Pensieri | Tempo di lettura 4′ |
Nell’ultimo anno ho imparato a leggere la quotidianità anche attraverso le immagini della piazzetta sotto il mio balcone. Ne ho scritto spesso, perché nei primi due mesi il “fuori” divenne il balcone e la piazza era un punto di incontro dove tutti ci affacciavamo, scambiandoci sguardi di comprensione, complicità e incitazione. Poi ci siamo scesi timorosamente ma entusiasti, l’abbiamo vissuta durante l’estate pensando che il peggio fosse passato e oggi la viviamo nuovamente, sia da lontano che da vicino, nelle varie fasi della giornata che raccontano il nuovo equilibrio.
La piazzetta è diventata anche un orologio dalle maglie molto larghe; una meridiana che scandisce le 18 e le 22, prima facendo sparire solo i tavoli e poi tutti i presenti.
Ha frequentatori diversi a seconda dell’orario, della posizione e del movimento. Nel suo nucleo centrale ospita spesso persone giovani in particolare dal pomeriggio e fino alle 22, che stazionano con una bibita o una sigaretta in mano, genericamente con la mascherina abbassata. Nella linea esterna, disegnata dalle strade, si muovono persone più avanti con gli anni: lavoratori che la percorrono rapidamente per andare in ufficio o tornare a casa, residenti che portano a spasso il cane o fanno la spesa, tutti con la mascherina sul viso.
Spesso i due gruppi si scambiano sguardi, non si riconoscono, non si sentono poi così simili. I primi sembrano noncuranti degli avvenimenti e cercano uno svago che gli è necessario. I secondi continuano una vita fatta di impegno e lavoro, in cui le regole hanno preso il sopravvento sul resto.

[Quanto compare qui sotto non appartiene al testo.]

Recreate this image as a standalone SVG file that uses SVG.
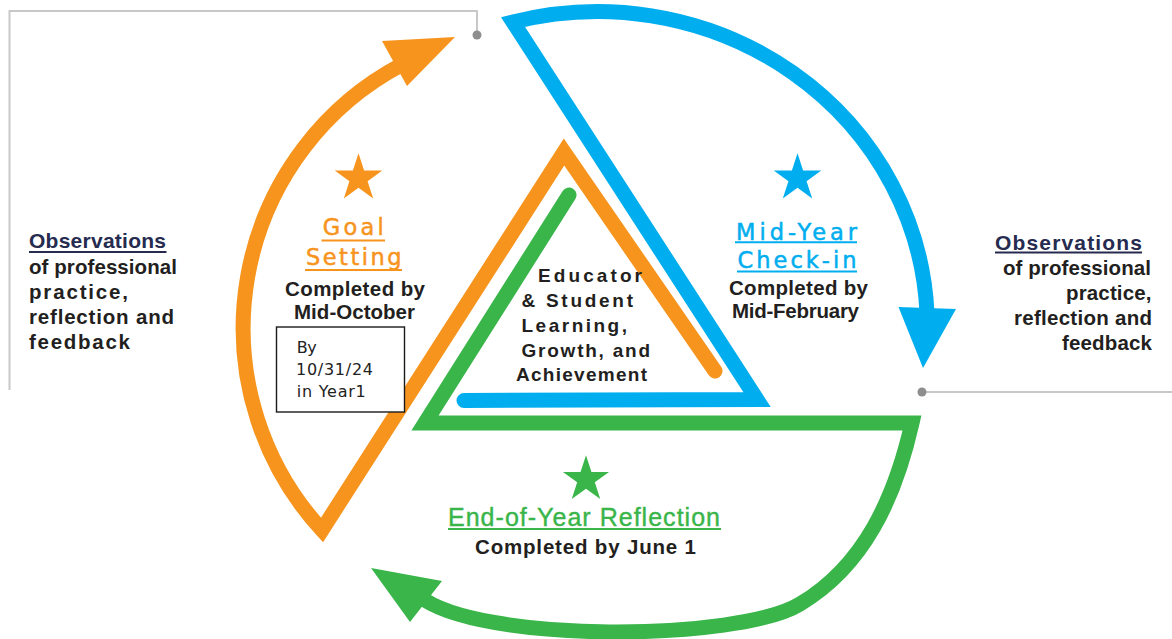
<svg xmlns="http://www.w3.org/2000/svg" width="1172" height="639" viewBox="0 0 1172 639">
  <style>
    .band { fill: none; stroke-width: 15; stroke-linejoin: miter; stroke-linecap: round; }
    .orange { stroke: #f7941d; }
    .blue { stroke: #00aeef; }
    .green { stroke: #39b54a; }
    .fo { fill: #f7941d; }
    .fb { fill: #00aeef; }
    .fg { fill: #39b54a; }
    .leader { fill: none; stroke: #c8c8c8; stroke-width: 2; }
    .dot { fill: #8e8e8e; }
    .blk { font-family: "Liberation Sans", Arial, sans-serif; font-weight: bold; font-size: 20.5px; fill: #231f20; }
    .obs { font-family: "Liberation Sans", Arial, sans-serif; font-weight: bold; font-size: 21px; fill: #262b4f; }
    .head { font-family: "DejaVu Sans", Verdana, sans-serif; font-size: 22.5px; stroke-width: 0.5; }
    .end { font-family: "Liberation Sans", Arial, sans-serif; font-size: 25px; stroke: #39b54a; stroke-width: 0.4; }
    .ctr { font-family: "Liberation Sans", Arial, sans-serif; font-weight: bold; font-size: 19px; fill: #231f20; }
    .note { font-family: "DejaVu Sans", Verdana, sans-serif; font-size: 16px; fill: #222222; }
    .ul { stroke-width: 2; }
  </style>
  <defs>
    <polygon id="star" points="0,-25 5.61,-7.73 23.78,-7.73 9.08,2.95 14.69,20.23 0,9.55 -14.69,20.23 -9.08,2.95 -23.78,-7.73 -5.61,-7.73"/>
  </defs>

  <rect width="1172" height="639" fill="#ffffff"/>

  <!-- leader lines to the observation notes -->
  <g id="connectors">
    <path class="leader" d="M 9.5,390 L 9.5,11 L 477,11 L 477,35"/>
    <circle class="dot" cx="477" cy="35" r="4.5"/>
    <path class="leader" d="M 922,392 L 1172,392"/>
    <circle class="dot" cx="922" cy="392" r="4.5"/>
  </g>

  <!-- green: end-of-year loop -->
  <g id="end-of-year">
    <path class="band green" stroke-width="14" d="M 569,195 L 425,423 L 912,423 C 895,498 864,566 800,604 C 740,641 479,644 419,596"/>
    <polygon class="fg" points="371,568 442,581 410,622"/>
    <use href="#star" class="fg" transform="translate(586,479.5) scale(0.97)"/>
    <text class="end fg" x="448" y="526" textLength="272">End-of-Year Reflection</text>
    <line class="ul" stroke="#39b54a" x1="448" y1="529" x2="721" y2="529"/>
    <text class="blk" x="475" y="554" textLength="221">Completed  by  June  1</text>
  </g>

  <!-- blue: mid-year loop -->
  <g id="mid-year">
    <path class="band blue" stroke-width="14.5" d="M 464,400.5 L 757,399.5 L 513,22 A 330 315 0 0 1 927,313"/>
    <polygon class="fb" points="923,368 898.5,307 956,309"/>
    <use href="#star" class="fb" transform="translate(797.5,178.3)"/>
    <text class="head fb" stroke="#00aeef" x="736" y="239.5" textLength="121">Mid-Year</text>
    <line class="ul" stroke="#00aeef" x1="735" y1="242.3" x2="857" y2="242.3"/>
    <text class="head fb" stroke="#00aeef" x="737.5" y="268" textLength="119">Check-in</text>
    <line class="ul" stroke="#00aeef" x1="737" y1="271.5" x2="857" y2="271.5"/>
    <text class="blk" x="729" y="295" textLength="139">Completed  by</text>
    <text class="blk" x="732" y="318" textLength="127">Mid-February</text>
  </g>

  <!-- orange: goal-setting loop -->
  <g id="goal-setting">
    <path class="band orange" d="M 715,371 L 564,152 L 322,530 A 298 298 0 0 1 401.8,64.7"/>
    <polygon class="fo" points="455,37 382,41 407,86"/>
    <use href="#star" class="fo" transform="translate(358.5,178.3)"/>
    <text class="head fo" stroke="#f7941d" x="322.7" y="235" textLength="61">Goal</text>
    <line class="ul" stroke="#f7941d" x1="321.5" y1="240.5" x2="385" y2="240.5"/>
    <text class="head fo" stroke="#f7941d" x="306" y="265" textLength="95.5">Setting</text>
    <line class="ul" stroke="#f7941d" x1="305" y1="270" x2="402" y2="270"/>
    <text class="blk" x="285" y="296" textLength="140">Completed  by</text>
    <text class="blk" x="294" y="319" textLength="121">Mid-October</text>
  </g>

  <!-- deadline note -->
  <g id="deadline-note">
    <rect x="276.5" y="327" width="128" height="85" fill="#ffffff" stroke="#1a1a1a" stroke-width="1.4"/>
    <text class="note" x="296.7" y="353.3" textLength="20">By</text>
    <text class="note" x="296" y="375" textLength="77">10/31/24</text>
    <text class="note" x="296.7" y="397.3" textLength="69">in Year1</text>
  </g>

  <!-- centre statement -->
  <g id="centre">
    <text class="ctr" x="538" y="281.5" textLength="104">Educator</text>
    <text class="ctr" x="521.5" y="306.5" textLength="111.5">&amp; Student</text>
    <text class="ctr" x="521.5" y="331.5" textLength="105.5">Learning,</text>
    <text class="ctr" x="521.5" y="356.5" textLength="128.5">Growth, and</text>
    <text class="ctr" x="516" y="380.5" textLength="131">Achievement</text>
  </g>

  <!-- observation notes -->
  <g id="observations-left">
    <text class="obs" x="29" y="248" textLength="137">Observations</text>
    <line class="ul" stroke="#262b4f" x1="29" y1="252" x2="166.5" y2="252"/>
    <text class="blk" x="29" y="273.5" textLength="148">of professional</text>
    <text class="blk" x="29" y="299" textLength="99">practice,</text>
    <text class="blk" x="29" y="324" textLength="145">reflection  and</text>
    <text class="blk" x="29" y="349" textLength="101">feedback</text>
  </g>
  <g id="observations-right">
    <text class="obs" x="995" y="249.5" textLength="147">Observations</text>
    <line class="ul" stroke="#262b4f" x1="995" y1="252.5" x2="1142" y2="252.5"/>
    <text class="blk" x="1003" y="275" textLength="148">of professional</text>
    <text class="blk" x="1066" y="300" textLength="85.5">practice,</text>
    <text class="blk" x="1014" y="325" textLength="138">reflection and</text>
    <text class="blk" x="1062" y="350" textLength="90">feedback</text>
  </g>
</svg>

Lo sguardo che nasce negli occhi dei passanti è spesso severo, ci si può leggere dentro la sensazione che si stia consumando un’ingiustizia e che loro ne paghino lo scotto.
La risposta degli stanziali è di più facile interpretazione, perché palesata dal mostrare il viso nella sua interezza. E’ spesso sfoggiante un sorriso di superiorità e quasi di compassione verso la signora con la busta della spesa o l’impiegato che torna trafelato verso casa. D’altronde “le regole dicono che posso tenere la mascherina abbassata se sto fumando, bevendo o mangiando e se poi sto con qualche amico all’aperto che male c’è?”, sembrano voler dire.
Accade però che talvolta appaia all’improvviso un’auto delle forze dell’ordine e allora la piazza si ammutolisce, alcuni si allontanano, i sorrisi scompaiono dietro alle mascherine che tornano al loro posto e probabilmente appaiono dietro a quelle dei passanti, anche se non ci sono prove.
Poi arrivano le 22 e il silenzio si impossessa dello spazio come accade nelle caserme dopo che la tromba suona il brano omonimo. Il giorno si chiude rendendo nuovamente tutti uguali e il momentaneo risentimento verso il popolo dell’aperitivo lascia spazio alla comprensione verso i giovani che stanno perdendo momenti importanti di leggerezza e di crescita.
Una mattina può accadere qualcosa di totalmente nuovo con una scolaresca elementare che prende possesso dello spazio e svolge una lezione di storia all’aria aperta. Tanti bambini, tutti con la mascherina seguono la lezione: è l’immagine della scuola di oggi, limitata e volenterosa, in cerca di normalità come tutto il resto.
Infine capita di imbattersi in gruppi di turisti romani che si fermano in compagnia della loro guida per il tour del Rione Monti. Immagine di un settore economico in ginocchio in cui gli operatori cercano nuove idee e i clienti occasioni per fare qualcosa di diverso attraverso un turismo a km zero.
Queste sono le tante storie narrate in un angolo di mondo, importanti e più vere di quelle comunicate dai mass media, perché viste dal vivo e fatte dalle persone, senza scalpore e senza filtro.